Nevertheless, this is solved when ES2015 introduced this feature. Let's explore by modifying the previous example.

function sum(a = 0, b = 0){
    return a + b;
}

sum(); // 0
sum(1); // 1
sum(1, 2); //3

We used destructuring assignment in the previous article to achieve this same functionality. However, this is more efficient and less verbose.

Spread Operator

Spread syntax allows an iterable such as an array expression to be expanded in places where zero or more arguments (for function calls) or elements (for array literals) are expected, or an object expression to be expanded in places where zero or more key-value pairs (for object literals) are expected. - MDN

Simply placed, the spread operator is utilized for array's or iterable object's construction and destructuring for using to populate function's arguments from an array on invocation.
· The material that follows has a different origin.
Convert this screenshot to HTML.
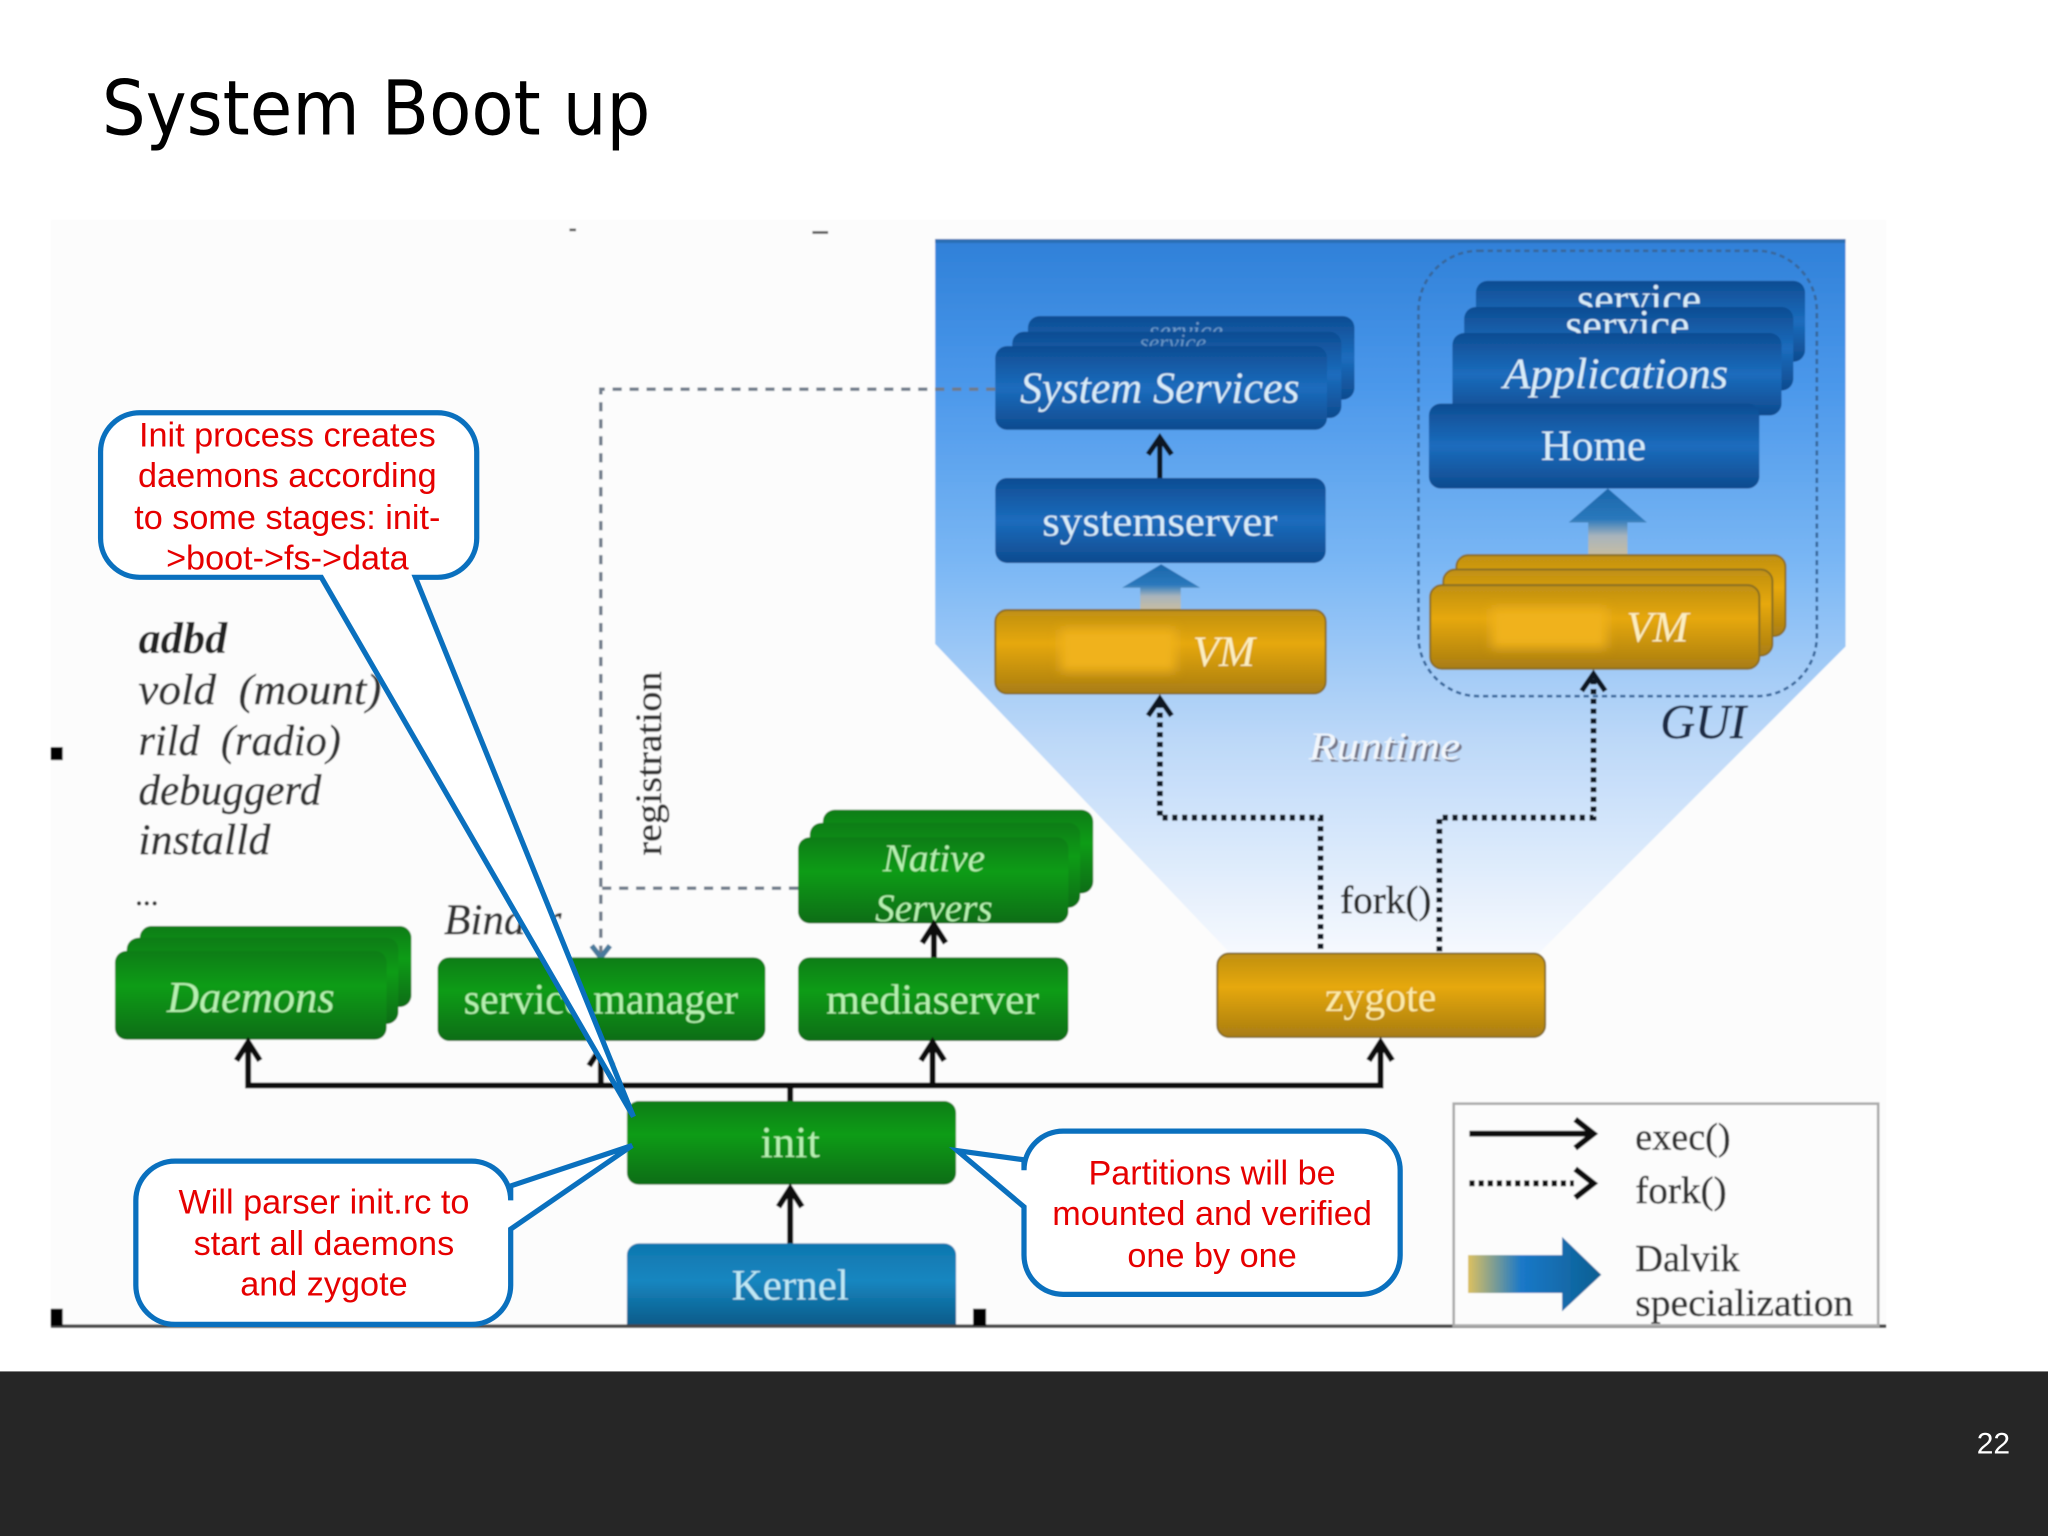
<!DOCTYPE html>
<html>
<head>
<meta charset="utf-8">
<style>
html,body{margin:0;padding:0;background:#fff;width:2048px;height:1536px;overflow:hidden}
svg{display:block}
.s{font-family:"Liberation Serif",serif}
.i{font-style:italic}
.a{font-family:"Liberation Sans",sans-serif;fill:#e60000;font-size:26.2px;text-anchor:middle}
.w{fill:#d8ecf8;text-anchor:middle}
.g{fill:#b6f0b0;text-anchor:middle}
.d{fill:#2c2c2c}
.h{stroke:currentColor;stroke-width:.35px}
</style>
</head>
<body>
<svg width="2048" height="1536" viewBox="0 0 1568 1176" xmlns="http://www.w3.org/2000/svg">
<defs>
<linearGradient id="bg" x1="0" y1="0" x2="0" y2="1">
<stop offset="0" stop-color="#2f80d8"/><stop offset=".2" stop-color="#4a97ea"/><stop offset=".45" stop-color="#79b6f4"/><stop offset=".7" stop-color="#bcd8f8"/><stop offset="1" stop-color="#f6f9fe"/>
</linearGradient>
<linearGradient id="bl" x1="0" y1="0" x2="0" y2="1">
<stop offset="0" stop-color="#0e4c92"/><stop offset=".5" stop-color="#1b6cbd"/><stop offset="1" stop-color="#0e4a8e"/>
</linearGradient>
<linearGradient id="gr" x1="0" y1="0" x2="0" y2="1">
<stop offset="0" stop-color="#0a7c14"/><stop offset=".4" stop-color="#109c18"/><stop offset="1" stop-color="#0b6c12"/>
</linearGradient>
<linearGradient id="ye" x1="0" y1="0" x2="0" y2="1">
<stop offset="0" stop-color="#bf8f12"/><stop offset=".4" stop-color="#e6a80e"/><stop offset="1" stop-color="#a87c12"/>
</linearGradient>
<linearGradient id="ke" x1="0" y1="0" x2="0" y2="1">
<stop offset="0" stop-color="#0f76ae"/><stop offset=".45" stop-color="#1686c0"/><stop offset="1" stop-color="#0a5a88"/>
</linearGradient>
<linearGradient id="up" x1="0" y1="1" x2="0" y2="0">
<stop offset="0" stop-color="#c8bda0"/><stop offset=".3" stop-color="#a8b4bc"/><stop offset=".55" stop-color="#2a78bc"/><stop offset="1" stop-color="#1a66aa"/>
</linearGradient>
<linearGradient id="lg" x1="0" y1="0" x2="1" y2="0">
<stop offset="0" stop-color="#dcc060"/><stop offset=".4" stop-color="#1a78c8"/><stop offset="1" stop-color="#0c5f92"/>
</linearGradient>
<filter id="soft" x="-2%" y="-2%" width="104%" height="104%"><feGaussianBlur stdDeviation=".55"/></filter>
<filter id="blur4" x="-20%" y="-40%" width="140%" height="180%"><feGaussianBlur stdDeviation="4"/></filter>
</defs>

<rect width="1568" height="1176" fill="#fff"/>
<text x="78" y="103" font-family="'DejaVu Sans',sans-serif" font-size="58" fill="#000" textLength="420" lengthAdjust="spacingAndGlyphs">System Boot up</text>

<g filter="url(#soft)">
<rect x="39" y="168" width="1405" height="848" fill="#fcfcfc"/>
<rect x="436" y="175" width="5" height="2" fill="#555"/>
<rect x="622" y="177" width="12" height="2" fill="#555"/>
<polygon points="716,183 1413,183 1413,495 1178,730 942,730 716,493" fill="url(#bg)"/>
<rect x="716" y="183" width="697" height="3" fill="#2a6eb4"/>

<!-- gray dashed -->
<g fill="none" stroke="#6f7c8a" stroke-width="2.6" stroke-dasharray="7 6">
<path d="M762 298H460V730"/>
<path d="M611 680H460"/>
</g>
<path d="M453 724L460 733L467 724" fill="none" stroke="#4a7a9c" stroke-width="4"/>

<!-- GUI group -->
<rect x="1086" y="192" width="305" height="341" rx="46" fill="none" stroke="#37679c" stroke-width="2" stroke-dasharray="4 3"/>

<!-- System Services stack -->
<rect x="787" y="242" width="250" height="64" rx="9" fill="url(#bl)"/>
<text class="s i" x="908" y="260" font-size="20" fill="#b9d5ee" text-anchor="middle" opacity=".55">service</text>
<rect x="775" y="254" width="252" height="66" rx="9" fill="url(#bl)"/>
<text class="s i" x="898" y="268" font-size="18" fill="#b9d5ee" text-anchor="middle" opacity=".5">service</text>
<rect x="762" y="265" width="254" height="64" rx="9" fill="url(#bl)"/>
<text class="s i w" x="888" y="308" font-size="34" textLength="214" lengthAdjust="spacingAndGlyphs">System Services</text>

<!-- systemserver -->
<rect x="762" y="366" width="253" height="65" rx="9" fill="url(#bl)"/>
<text class="s w" x="888" y="410" font-size="32" textLength="180" lengthAdjust="spacingAndGlyphs">systemserver</text>

<!-- Applications stack -->
<rect x="1130" y="215" width="252" height="62" rx="9" fill="url(#bl)"/>
<text class="s" x="1255" y="240" font-size="33" fill="#d8ecf8" text-anchor="middle" textLength="95" lengthAdjust="spacingAndGlyphs">service</text>
<rect x="1121" y="235" width="252" height="64" rx="9" fill="url(#bl)"/>
<text class="s" x="1246" y="260" font-size="33" fill="#d8ecf8" text-anchor="middle" textLength="95" lengthAdjust="spacingAndGlyphs">service</text>
<rect x="1112" y="255" width="252" height="63" rx="9" fill="url(#bl)"/>
<text class="s i w" x="1237" y="297" font-size="33" textLength="172" lengthAdjust="spacingAndGlyphs">Applications</text>
<rect x="1094" y="309" width="253" height="65" rx="9" fill="url(#bl)"/>
<text class="s w" x="1220" y="352" font-size="33">Home</text>

<!-- block arrows -->
<polygon points="889,432 919,450 904,450 904,467 873,467 873,450 859,450" fill="url(#up)"/>
<polygon points="1231,374 1261,400 1246,400 1246,426 1216,426 1216,400 1201,400" fill="url(#up)"/>

<!-- yellow VM -->
<rect x="762" y="467" width="253" height="64" rx="9" fill="url(#ye)" stroke="#8a7020" stroke-width="1.5"/>
<rect x="812" y="482" width="88" height="32" fill="#f0b21a" filter="url(#blur4)"/>
<text class="s i" x="937" y="510" font-size="33" fill="#fbeec0" text-anchor="middle">VM</text>

<rect x="1115" y="425" width="252" height="62" rx="9" fill="url(#ye)" stroke="#8a7020" stroke-width="1.5"/>
<rect x="1105" y="436" width="252" height="66" rx="9" fill="url(#ye)" stroke="#8a7020" stroke-width="1.5"/>
<rect x="1095" y="448" width="252" height="64" rx="9" fill="url(#ye)" stroke="#8a7020" stroke-width="1.5"/>
<rect x="1142" y="466" width="88" height="30" fill="#f0b21a" filter="url(#blur4)"/>
<text class="s i" x="1269" y="491" font-size="33" fill="#fbeec0" text-anchor="middle">VM</text>

<!-- arrows black -->
<g fill="none" stroke="#0c1424" stroke-width="4">
<path d="M888 366V338"/>
<path d="M879 348L888 335L897 348"/>
<path d="M879 548L888 535L897 548"/>
<path d="M1211 529L1220 516L1229 529"/>
</g>
<g fill="none" stroke="#101820" stroke-width="4.5" stroke-dasharray="4 3.5">
<path d="M888 538V626H1011V730"/>
<path d="M1220 520V626H1102V730"/>
</g>

<text class="s i" x="1304" y="565" font-size="37" fill="#1d2c44" text-anchor="middle" style="color:#1d2c44"><tspan class="h">GUI</tspan></text>
<text class="s i" x="1062" y="583" font-size="30" fill="#778" text-anchor="middle" textLength="116" lengthAdjust="spacingAndGlyphs">Runtime</text>
<text class="s i" x="1060" y="581" font-size="30" fill="#f2f6fb" text-anchor="middle" textLength="116" lengthAdjust="spacingAndGlyphs">Runtime</text>
<text class="s d h" x="1061" y="699" font-size="30" text-anchor="middle" style="color:#2c2c2c">fork()</text>

<!-- Left text -->
<text class="s i" x="106" y="500" font-size="34" font-weight="bold" fill="#222">adbd</text>
<g class="s i h" font-size="33" fill="#333" style="color:#333">
<text x="106" y="539" textLength="186" lengthAdjust="spacingAndGlyphs" xml:space="preserve">vold  (mount)</text>
<text x="106" y="578" textLength="155" lengthAdjust="spacingAndGlyphs" xml:space="preserve">rild  (radio)</text>
<text x="106" y="616" textLength="140" lengthAdjust="spacingAndGlyphs">debuggerd</text>
<text x="106" y="654" textLength="101" lengthAdjust="spacingAndGlyphs">installd</text>
<text x="104" y="693" font-size="24">...</text>
</g>
<text class="s i h" x="340" y="715" font-size="33" fill="#333" style="color:#333">Binder</text>
<text class="s h" transform="translate(506,655) rotate(-90)" font-size="28" fill="#333" style="color:#333" textLength="141" lengthAdjust="spacingAndGlyphs">registration</text>

<!-- Native Servers -->
<rect x="630" y="620" width="207" height="64" rx="9" fill="url(#gr)"/>
<rect x="620" y="630" width="207" height="65" rx="9" fill="url(#gr)"/>
<rect x="611" y="641" width="207" height="66" rx="9" fill="url(#gr)"/>
<text class="s i g" x="715" y="667" font-size="30">Native</text>
<text class="s i g" x="715" y="705" font-size="30">Servers</text>

<!-- Daemons -->
<rect x="107" y="709" width="208" height="62" rx="9" fill="url(#gr)"/>
<rect x="97" y="718" width="208" height="66" rx="9" fill="url(#gr)"/>
<rect x="88" y="728" width="208" height="68" rx="9" fill="url(#gr)"/>
<text class="s i g" x="192" y="775" font-size="34">Daemons</text>

<!-- green boxes -->
<rect x="335" y="733" width="251" height="64" rx="9" fill="url(#gr)"/>
<text class="s g" x="460" y="776" font-size="33" textLength="210" lengthAdjust="spacingAndGlyphs">service manager</text>
<rect x="611" y="733" width="207" height="64" rx="9" fill="url(#gr)"/>
<text class="s g" x="714" y="776" font-size="32" textLength="163" lengthAdjust="spacingAndGlyphs">mediaserver</text>

<!-- zygote -->
<rect x="932" y="730" width="251" height="64" rx="9" fill="url(#ye)" stroke="#8a7020" stroke-width="1.5"/>
<text class="s" x="1057" y="774" font-size="32" fill="#fbeaa8" text-anchor="middle">zygote</text>

<!-- init & kernel -->
<rect x="480" y="843" width="252" height="64" rx="9" fill="url(#gr)"/>
<text class="s g" x="605" y="886" font-size="34">init</text>
<path d="M480 1015V961a9 9 0 0 1 9-9h234a9 9 0 0 1 9 9v54z" fill="url(#ke)"/>
<text class="s" x="605" y="995" font-size="33" fill="#bfe8f4" text-anchor="middle">Kernel</text>

<!-- exec lines -->
<g fill="none" stroke="#0a0a0a" stroke-width="4.5">
<path d="M190 800V831H1057V800"/>
<path d="M460 831V805M714 831V800M605 831V843"/>
<path d="M605 952V912" />
<path d="M715 733V710"/>
<path d="M181 812L190 798L199 812"/>
<path d="M451 816L460 802L469 816"/>
<path d="M705 812L714 798L723 812"/>
<path d="M1048 812L1057 798L1066 812"/>
<path d="M596 924L605 910L614 924"/>
<path d="M706 722L715 708L724 722"/>
</g>

<!-- base line -->
<rect x="39" y="1014" width="1405" height="2.5" fill="#444"/>
<rect x="39" y="572" width="9" height="10" fill="#000"/>
<rect x="39" y="1002" width="9" height="13" fill="#000"/>
<rect x="745" y="1002" width="10" height="13" fill="#000"/>

<!-- legend -->
<rect x="1113" y="845" width="325" height="170" fill="none" stroke="#aaa" stroke-width="2"/>
<g fill="none" stroke="#0a0a0a" stroke-width="4.5">
<path d="M1125 868H1218"/>
<path d="M1206 857L1220 868L1206 879"/>
<path d="M1125 906H1205" stroke-dasharray="4 3"/>
<path d="M1206 895L1220 906L1206 917"/>
</g>
<polygon points="1124,961 1196,961 1196,947 1226,976 1196,1004 1196,990 1124,990" fill="url(#lg)"/>
<g class="s h" font-size="29" fill="#333" style="color:#333">
<text x="1252" y="880" textLength="73" lengthAdjust="spacingAndGlyphs">exec()</text>
<text x="1252" y="921" textLength="70" lengthAdjust="spacingAndGlyphs">fork()</text>
<text x="1252" y="973" textLength="80" lengthAdjust="spacingAndGlyphs">Dalvik</text>
<text x="1252" y="1007" textLength="167" lengthAdjust="spacingAndGlyphs">specialization</text>
</g>
</g>

<!-- callouts -->
<g fill="#fff" stroke="#0a70be" stroke-width="4" stroke-linejoin="miter">
<path d="M107 316H335a30 30 0 0 1 30 30V412a30 30 0 0 1 -30 30H318L485 855L246 442H107a30 30 0 0 1 -30 -30V346a30 30 0 0 1 30 -30z"/>
<path d="M134 889H361a30 30 0 0 1 30 30L391 908L484 877L391 941V984a30 30 0 0 1 -30 30H134a30 30 0 0 1 -30 -30V919a30 30 0 0 1 30 -30z"/>
<path d="M814 866H1042a30 30 0 0 1 30 30V961a30 30 0 0 1 -30 30H814a30 30 0 0 1 -30 -30V924L733 881L784 888V896a30 30 0 0 1 30 -30z"/>
</g>
<text class="a" x="220" y="342">Init process creates</text>
<text class="a" x="220" y="373">daemons according</text>
<text class="a" x="220" y="405">to some stages: init-</text>
<text class="a" x="220" y="436">&gt;boot-&gt;fs-&gt;data</text>
<text class="a" x="248" y="929">Will parser init.rc to</text>
<text class="a" x="248" y="961">start all daemons</text>
<text class="a" x="248" y="992">and zygote</text>
<text class="a" x="928" y="907">Partitions will be</text>
<text class="a" x="928" y="938">mounted and verified</text>
<text class="a" x="928" y="970">one by one</text>

<!-- footer -->
<rect x="0" y="1050" width="1568" height="126" fill="#262626"/>
<text x="1539" y="1113" font-family="'Liberation Sans',sans-serif" font-size="23" fill="#fff" text-anchor="end">22</text>
</svg>
</body>
</html>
Usually, we would have to call functions with Function.prototype.apply when passing an array of arguments like so:

function doStuff (x, y, z) { }
var args = [0, 1, 2];

// Call the function, passing args
doStuff.apply(null, args);

Now with the spread operator, we can do call the function like so:

function myFunction(x, y, z) { }
var args = [0, 1, 2];
myFunction(...args);

No need for the apply() or the null.

Spread operator is also used for combining arrays. There are plenty of ways to combine arrays such as using concat() or using a loop with Array.prototype.push. However, I find the spread operator to be the friendliest and the most useful. For instance, it would take a bit amount of work to achieve the following.

var arr1 = [2, 3];
var arr2 = [1, ...arr1, 4, 5];

console.log(arr2); //[1, 2, 3, 4, 5]

Rest Parameters

The rest parameter syntax is close to the spread operator syntax. It allows us to represent an indefinite number of arguments as an array. If you are familiar with Python, you will find the idea similar to the argument list *args. The syntax looks like the following.

function f(a, b, ...theArgs) {
    // ...
}

If the last named argument of a function is prefixed with ..., it becomes an array whose elements from 0 (inclusive) to theArgs.length (exclusive) are supplied by the actual arguments passed to the function.
In the above example, theArgs would collect the third argument of the function (because the first one is mapped to a, and the second to b) and all the consecutive arguments. - MDN

Let's take an example.

function sum(...numbers) {
    return numbers.reduce(function (sum, next) {
        return sum + next;
    });
}

console.log(sum(5, 10, 25)); //40

But wait a minute, JavaScript has arguments as parameters in ES5, why would I use rest parameters? Well, to begin with, arguments is not actually and array, but rather an array-like object, which means that the Array functions won't work on it. Therefore, the previous example won't work because we used the reduce(..) function.

It is worth to mention that the rest operator must be the last parameter to a function.

function f(a, ...b, c) {}
// SyntaxError: Rest parameter must be last formal parameter